I can confirm that this part of the code is returning 2 rows in my test case. I think there might be a problem with how the count is being done.
parts_subquery = Part.objects.filter(
Q(components__machine_engine=r1.pk) |
Q(components__machine_transmission=r1.pk),
is_active=True
).distinct().values('pk')
# returns a queryset of 2 pks during the above test case.

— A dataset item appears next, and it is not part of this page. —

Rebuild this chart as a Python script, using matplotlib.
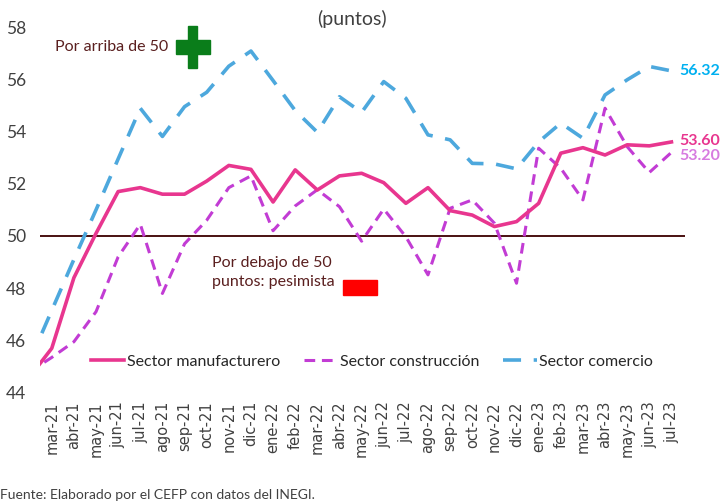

Please use this code and post the output… I have added some comments and explanations:
from django.db.models import Count, Subquery, OuterRef, Q
def annotate_machine_query_with_num_parts(machine_query):
from part.models import Part
parts_subquery = Part.objects.filter(
Q(components__machine_engine=OuterRef('pk')) |
Q(components__machine_transmission=OuterRef('pk')),
is_active=True
).distinct().values('pk')
return machine_query.annotate(
num_parts=Subquery(
parts_subquery.annotate(
count=Count('pk')
# This transforms the subquery from returning Part objects
#to returning just the count values.
).values('count'),
#This specifies that the output of the subquery should be an integer.
output_field=models.IntegerField()
)
)
When I use the most recent query you provided, I am getting django.db.utils.ProgrammingError: more than one row returned by a subquery used as an expression
This is frustrating because the subquery is returning the correct Parts, but I can’t seem to count them correctly.
from django.db.models import Count, Subquery, OuterRef, Q, IntegerField
from django.db.models.functions import Coalesce
def annotate_machine_query_with_num_parts(machine_query):
from part.models import Part
parts_count_subquery = Part.objects.filter(
Q(components__machine_engine=OuterRef('pk')) |
Q(components__machine_transmission=OuterRef('pk')),
is_active=True
).distinct().values('components__machine_engine').annotate(
count=Count('pk')
).values('count')
return machine_query.annotate(
#Coalesce function ensures we always get a single value, even if the subquery returns NULL
num_parts=Coalesce(Subquery(parts_count_subquery, output_field=IntegerField()), 0)
)
To help debug print the SQL generated by this query:
Using the latest code you provided, this is the SQL generated.
SELECT
"machine""."id",
-- Other machine fields
COALESCE((
SELECT
DISTINCT COUNT(U0."id") AS "count"
FROM
"part" U0
INNER JOIN "part_components" U1 ON
(U0."id" = U1."part_id")
INNER JOIN "component" U2 ON
(U1."component_id" = U2."id")
WHERE
((U2."machine_engine_id" = "machine"."id"
OR U2."machine_transmission_id" = "machine"."id")
AND U0."is_active")
GROUP BY
U2."machine_enging_id"),
0) AS "num_products"
FROM
"machine";
When I run my test case with this code, r1 is annotated as having num_parts=3. This probably means that ps1 is being double counted.
It appears that ps1 is indeed being double-counted. This is likely because it’s associated with both f1 and f2 components, and the current query isn’t properly handling this case.
Try this:
from django.db.models import Count, Subquery, OuterRef, Q, IntegerField
from django.db.models.functions import Coalesce
def annotate_machine_query_with_num_parts(machine_query):
from part.models import Part
parts_count_subquery = Part.objects.filter(
Q(components__machine_engine=OuterRef('pk')) |
Q(components__machine_transmission=OuterRef('pk')),
is_active=True
).distinct().annotate(
dummy=Count('pk') # This is just to create a group by
).values('pk').annotate(
count=Count('pk')
).values('count')
return machine_query.annotate(
num_parts=Coalesce(
Subquery(
parts_count_subquery.order_by().aggregate(total=Count('count'))['total'],
output_field=IntegerField()
),
0
)
)
# machine.py
class Machine(models.Model):
id = HashidSaltedAutoField(primary_key=True)
Generated SQL using latest iteration of the query:
SELECT
"machine"."id",
COALESCE((
SELECT
DISTINCT COUNT(U0."id") AS "count"
FROM
"part" U0
INNER JOIN "part_components" U1 ON
(U0."id" = U1."part_id")
INNER JOIN "component" U2 ON
(U1."component_id" = U2."id")
WHERE
((U2."machine_transmisssion_id" = "machine"."id"
OR U2."machine_engine_id" = "machine"."id")
AND U0."is_active")
GROUP BY
U0."id"
LIMIT 1),
0) AS "num_parts"
FROM
"machine"
I replaced the values () with .values('machine_id') because now we’re grouping by this new machine_id field, which correctly represents all machines, whether they use the part in the engine or the transmission.